**PROBLEM DESCRIPTION**
Repeat, exactly and completely, the material that follows. Omit the pictures.

**SOURCE MATERIAL**

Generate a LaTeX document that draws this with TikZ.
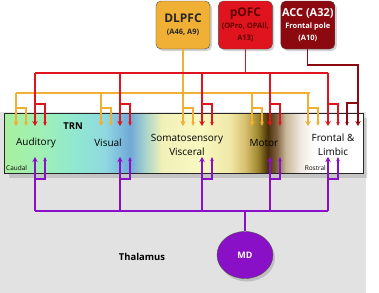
\documentclass[tikz,border=0pt]{standalone}
\usepackage{fontspec}
\setmainfont{Open Sans}
\usetikzlibrary{shapes.geometric, arrows.meta, positioning, shadows}

\definecolor{dlpfcor}{HTML}{F0B035}
\definecolor{pofcred}{HTML}{E0141E}
\definecolor{accred}{HTML}{8C0A0F}
\definecolor{pofctxt}{HTML}{5E0000}
\definecolor{mdpurple}{HTML}{8A10C8}
\definecolor{thalgray}{HTML}{E2E2E2}

% colours along the TRN, caudal to rostral
\definecolor{trnA}{HTML}{A8F0A0}
\definecolor{trnB}{HTML}{A0F0B4}
\definecolor{trnC}{HTML}{90E8D0}
\definecolor{trnD}{HTML}{90D8E0}
\definecolor{trnE}{HTML}{70A8D8}
\definecolor{trnF}{HTML}{A8D4CC}
\definecolor{trnG}{HTML}{F0F0B8}
\definecolor{trnH}{HTML}{F8F8C0}
\definecolor{trnI}{HTML}{F0E8A8}
\definecolor{trnJ}{HTML}{D8C070}
\definecolor{trnK}{HTML}{A08830}
\definecolor{trnL}{HTML}{483008}
\definecolor{trnM}{HTML}{806040}
\definecolor{trnN}{HTML}{C8B898}
\definecolor{trnO}{HTML}{F0E8E0}
\pgfdeclarehorizontalshading{trngrad}{100bp}{color(0bp)=(trnA); color(25bp)=(trnA);
  color(29.9bp)=(trnB); color(34.8bp)=(trnC); color(39bp)=(trnD); color(42.5bp)=(trnE);
  color(44.6bp)=(trnF); color(46.9bp)=(trnG); color(52.2bp)=(trnH); color(56.4bp)=(trnI);
  color(58.5bp)=(trnJ); color(60.3bp)=(trnK); color(61.7bp)=(trnL); color(62.9bp)=(trnM);
  color(64.2bp)=(trnN); color(66.2bp)=(trnO); color(68.3bp)=(white); color(100bp)=(white)}

\newcommand{\areatitle}{\fontsize{12}{14}\selectfont\bfseries}
\newcommand{\areasub}{\fontsize{7.5}{9.5}\selectfont\bfseries}

\begin{document}
\begin{tikzpicture}[
    x=1bp, y=-1bp,
    node distance=8bp,
    area/.style={rectangle, draw=black!70, rounded corners=5bp, align=center, minimum width=54bp,
      minimum height=48bp, inner sep=1bp, drop shadow={shadow xshift=2bp, shadow yshift=-2bp, opacity=0.35}},
    trnbox/.style={rectangle, draw=black!85, line width=1bp, shade, shading=trngrad, minimum width=358bp,
      minimum height=60bp, drop shadow={shadow xshift=4bp, shadow yshift=-4bp, opacity=0.3}},
    reglabel/.style={align=center, font=\fontsize{10}{14}\selectfont},
    sidelabel/.style={font=\fontsize{6.5}{7}\selectfont, inner sep=0pt},
    mdnode/.style={ellipse, draw=black!70, fill=mdpurple, minimum width=56bp, minimum height=47bp,
      text=white, font=\fontsize{9}{10}\selectfont\bfseries, drop shadow={shadow xshift=2bp, shadow yshift=-3bp, opacity=0.35}},
    oline/.style={draw=dlpfcor, line width=1.3bp},
    rline/.style={draw=pofcred, line width=1.3bp},
    dline/.style={draw=accred, line width=1.3bp},
    pline/.style={draw=mdpurple, line width=1.3bp},
    maintip/.style={-{Stealth[length=5bp, width=5.5bp]}},
    sidetip/.style={-{Stealth[length=4bp, width=3.5bp]}}
]
\useasboundingbox (0,0) rectangle (379,293);

% Thalamus backdrop
\fill[thalgray] (0,112) rectangle (366,293);
\node[font=\fontsize{9.5}{10}\selectfont\bfseries] (thal) at (142,257) {Thalamus};

% Cortical areas
\node[area, fill=dlpfcor, text=black!85] (dlpfc) at (183,25) {\areatitle DLPFC\\\areasub (A46, A9)};
\node[area, fill=pofcred, text=pofctxt, right=of dlpfc] (pofc) {\areatitle pOFC\\\areasub (OPro, OPAll,\\\areasub A13)};
\node[area, fill=accred, text=white, right=of pofc] (acc) {\fontsize{11}{13}\selectfont\bfseries ACC (A32)\\\areasub Frontal pole\\\areasub (A10)};

% TRN
\node[trnbox] (trn) at (184,143.5) {};
\node[font=\fontsize{9.5}{10}\selectfont\bfseries] (trnlbl) at (73,126) {TRN};
\node[reglabel] (aud) at (36,143) {Auditory};
\node[reglabel] (vis) at (108,143) {Visual};
\node[reglabel] (som) at (187,145) {Somatosensory\\Visceral};
\node[reglabel] (mot) at (264,143) {Motor};
\node[reglabel] (fro) at (333,145) {Frontal \&\\Limbic};
\node[sidelabel, anchor=west] (caudal) at (6,168) {Caudal};
\node[sidelabel, anchor=east] (rostral) at (326,168) {Rostral};

% MD
\node[mdnode] (md) at (245,255) {MD};

% bus levels
\coordinate (dbus) at (0,65);
\coordinate (rbus) at (0,73);
\coordinate (obus) at (0,93);
\coordinate (dbr) at (0,103);
\coordinate (rbr) at (0,104);
\coordinate (obr) at (0,108);
\coordinate (pbr) at (0,179);
\coordinate (pbus) at (0,211);

% arrow targets in the TRN
\foreach \reg/\xo/\xr in {aud/16/35, vis/101/120, som/183/202, mot/252/270, fro/308/328} {
  \coordinate (\reg-o) at (\xo,126);
  \coordinate (\reg-r) at (\xr,126);
  \coordinate (\reg-p) at (\xr,157);
}
\coordinate (fro-d) at (358,126);

% DLPFC to TRN
\draw[oline] (dlpfc.south) -- (dlpfc.south |- obus);
\draw[oline] (aud-o |- obus) -- ([xshift=2bp]fro-o |- obus);
\foreach \reg in {aud, vis, som, mot, fro} {
  \draw[oline, maintip] (\reg-o |- obus) -- (\reg-o);
  \draw[oline, sidetip] (\reg-o |- obr) -| ([xshift=10bp]\reg-o);
}

% pOFC to TRN
\draw[rline] (pofc.south) -- (pofc.south |- rbus);
\draw[rline] (aud-r |- rbus) -- (fro-r |- rbus);
\foreach \reg in {aud, vis, som, mot, fro} {
  \draw[rline, maintip] (\reg-r |- rbus) -- (\reg-r);
  \draw[rline, sidetip] (\reg-r |- rbr) -| ([xshift=10bp]\reg-r);
}

% ACC to TRN
\draw[dline, maintip] (acc.south) |- (fro-d |- dbus) -- (fro-d);
\draw[dline, sidetip] (fro-d |- dbr) -| ([xshift=-11bp]fro-d);

% MD to TRN
\draw[pline] (md.north) -- (md.north |- pbus);
\draw[pline] (aud-p |- pbus) -- (fro-p |- pbus);
\foreach \reg in {aud, vis, som, mot, fro} {
  \draw[pline, maintip] (\reg-p |- pbus) -- (\reg-p);
  \draw[pline, sidetip] (\reg-p |- pbr) -| ([xshift=10bp]\reg-p);
}

\end{tikzpicture}
\end{document}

**EXPECTED ANSWER**
Generate a LaTeX document that draws this with TikZ.
\documentclass[tikz,border=0pt]{standalone}
\usepackage{fontspec}
\setmainfont{Open Sans}
\usetikzlibrary{shapes.geometric, arrows.meta, positioning, shadows}

\definecolor{dlpfcor}{HTML}{F0B035}
\definecolor{pofcred}{HTML}{E0141E}
\definecolor{accred}{HTML}{8C0A0F}
\definecolor{pofctxt}{HTML}{5E0000}
\definecolor{mdpurple}{HTML}{8A10C8}
\definecolor{thalgray}{HTML}{E2E2E2}

% colours along the TRN, caudal to rostral
\definecolor{trnA}{HTML}{A8F0A0}
\definecolor{trnB}{HTML}{A0F0B4}
\definecolor{trnC}{HTML}{90E8D0}
\definecolor{trnD}{HTML}{90D8E0}
\definecolor{trnE}{HTML}{70A8D8}
\definecolor{trnF}{HTML}{A8D4CC}
\definecolor{trnG}{HTML}{F0F0B8}
\definecolor{trnH}{HTML}{F8F8C0}
\definecolor{trnI}{HTML}{F0E8A8}
\definecolor{trnJ}{HTML}{D8C070}
\definecolor{trnK}{HTML}{A08830}
\definecolor{trnL}{HTML}{483008}
\definecolor{trnM}{HTML}{806040}
\definecolor{trnN}{HTML}{C8B898}
\definecolor{trnO}{HTML}{F0E8E0}
\pgfdeclarehorizontalshading{trngrad}{100bp}{color(0bp)=(trnA); color(25bp)=(trnA);
  color(29.9bp)=(trnB); color(34.8bp)=(trnC); color(39bp)=(trnD); color(42.5bp)=(trnE);
  color(44.6bp)=(trnF); color(46.9bp)=(trnG); color(52.2bp)=(trnH); color(56.4bp)=(trnI);
  color(58.5bp)=(trnJ); color(60.3bp)=(trnK); color(61.7bp)=(trnL); color(62.9bp)=(trnM);
  color(64.2bp)=(trnN); color(66.2bp)=(trnO); color(68.3bp)=(white); color(100bp)=(white)}

\newcommand{\areatitle}{\fontsize{12}{14}\selectfont\bfseries}
\newcommand{\areasub}{\fontsize{7.5}{9.5}\selectfont\bfseries}

\begin{document}
\begin{tikzpicture}[
    x=1bp, y=-1bp,
    node distance=8bp,
    area/.style={rectangle, draw=black!70, rounded corners=5bp, align=center, minimum width=54bp,
      minimum height=48bp, inner sep=1bp, drop shadow={shadow xshift=2bp, shadow yshift=-2bp, opacity=0.35}},
    trnbox/.style={rectangle, draw=black!85, line width=1bp, shade, shading=trngrad, minimum width=358bp,
      minimum height=60bp, drop shadow={shadow xshift=4bp, shadow yshift=-4bp, opacity=0.3}},
    reglabel/.style={align=center, font=\fontsize{10}{14}\selectfont},
    sidelabel/.style={font=\fontsize{6.5}{7}\selectfont, inner sep=0pt},
    mdnode/.style={ellipse, draw=black!70, fill=mdpurple, minimum width=56bp, minimum height=47bp,
      text=white, font=\fontsize{9}{10}\selectfont\bfseries, drop shadow={shadow xshift=2bp, shadow yshift=-3bp, opacity=0.35}},
    oline/.style={draw=dlpfcor, line width=1.3bp},
    rline/.style={draw=pofcred, line width=1.3bp},
    dline/.style={draw=accred, line width=1.3bp},
    pline/.style={draw=mdpurple, line width=1.3bp},
    maintip/.style={-{Stealth[length=5bp, width=5.5bp]}},
    sidetip/.style={-{Stealth[length=4bp, width=3.5bp]}}
]
\useasboundingbox (0,0) rectangle (379,293);

% Thalamus backdrop
\fill[thalgray] (0,112) rectangle (366,293);
\node[font=\fontsize{9.5}{10}\selectfont\bfseries] (thal) at (142,257) {Thalamus};

% Cortical areas
\node[area, fill=dlpfcor, text=black!85] (dlpfc) at (183,25) {\areatitle DLPFC\\\areasub (A46, A9)};
\node[area, fill=pofcred, text=pofctxt, right=of dlpfc] (pofc) {\areatitle pOFC\\\areasub (OPro, OPAll,\\\areasub A13)};
\node[area, fill=accred, text=white, right=of pofc] (acc) {\fontsize{11}{13}\selectfont\bfseries ACC (A32)\\\areasub Frontal pole\\\areasub (A10)};

% TRN
\node[trnbox] (trn) at (184,143.5) {};
\node[font=\fontsize{9.5}{10}\selectfont\bfseries] (trnlbl) at (73,126) {TRN};
\node[reglabel] (aud) at (36,143) {Auditory};
\node[reglabel] (vis) at (108,143) {Visual};
\node[reglabel] (som) at (187,145) {Somatosensory\\Visceral};
\node[reglabel] (mot) at (264,143) {Motor};
\node[reglabel] (fro) at (333,145) {Frontal \&\\Limbic};
\node[sidelabel, anchor=west] (caudal) at (6,168) {Caudal};
\node[sidelabel, anchor=east] (rostral) at (326,168) {Rostral};

% MD
\node[mdnode] (md) at (245,255) {MD};

% bus levels
\coordinate (dbus) at (0,65);
\coordinate (rbus) at (0,73);
\coordinate (obus) at (0,93);
\coordinate (dbr) at (0,103);
\coordinate (rbr) at (0,104);
\coordinate (obr) at (0,108);
\coordinate (pbr) at (0,179);
\coordinate (pbus) at (0,211);

% arrow targets in the TRN
\foreach \reg/\xo/\xr in {aud/16/35, vis/101/120, som/183/202, mot/252/270, fro/308/328} {
  \coordinate (\reg-o) at (\xo,126);
  \coordinate (\reg-r) at (\xr,126);
  \coordinate (\reg-p) at (\xr,157);
}
\coordinate (fro-d) at (358,126);

% DLPFC to TRN
\draw[oline] (dlpfc.south) -- (dlpfc.south |- obus);
\draw[oline] (aud-o |- obus) -- ([xshift=2bp]fro-o |- obus);
\foreach \reg in {aud, vis, som, mot, fro} {
  \draw[oline, maintip] (\reg-o |- obus) -- (\reg-o);
  \draw[oline, sidetip] (\reg-o |- obr) -| ([xshift=10bp]\reg-o);
}

% pOFC to TRN
\draw[rline] (pofc.south) -- (pofc.south |- rbus);
\draw[rline] (aud-r |- rbus) -- (fro-r |- rbus);
\foreach \reg in {aud, vis, som, mot, fro} {
  \draw[rline, maintip] (\reg-r |- rbus) -- (\reg-r);
  \draw[rline, sidetip] (\reg-r |- rbr) -| ([xshift=10bp]\reg-r);
}

% ACC to TRN
\draw[dline, maintip] (acc.south) |- (fro-d |- dbus) -- (fro-d);
\draw[dline, sidetip] (fro-d |- dbr) -| ([xshift=-11bp]fro-d);

% MD to TRN
\draw[pline] (md.north) -- (md.north |- pbus);
\draw[pline] (aud-p |- pbus) -- (fro-p |- pbus);
\foreach \reg in {aud, vis, som, mot, fro} {
  \draw[pline, maintip] (\reg-p |- pbus) -- (\reg-p);
  \draw[pline, sidetip] (\reg-p |- pbr) -| ([xshift=10bp]\reg-p);
}

\end{tikzpicture}
\end{document}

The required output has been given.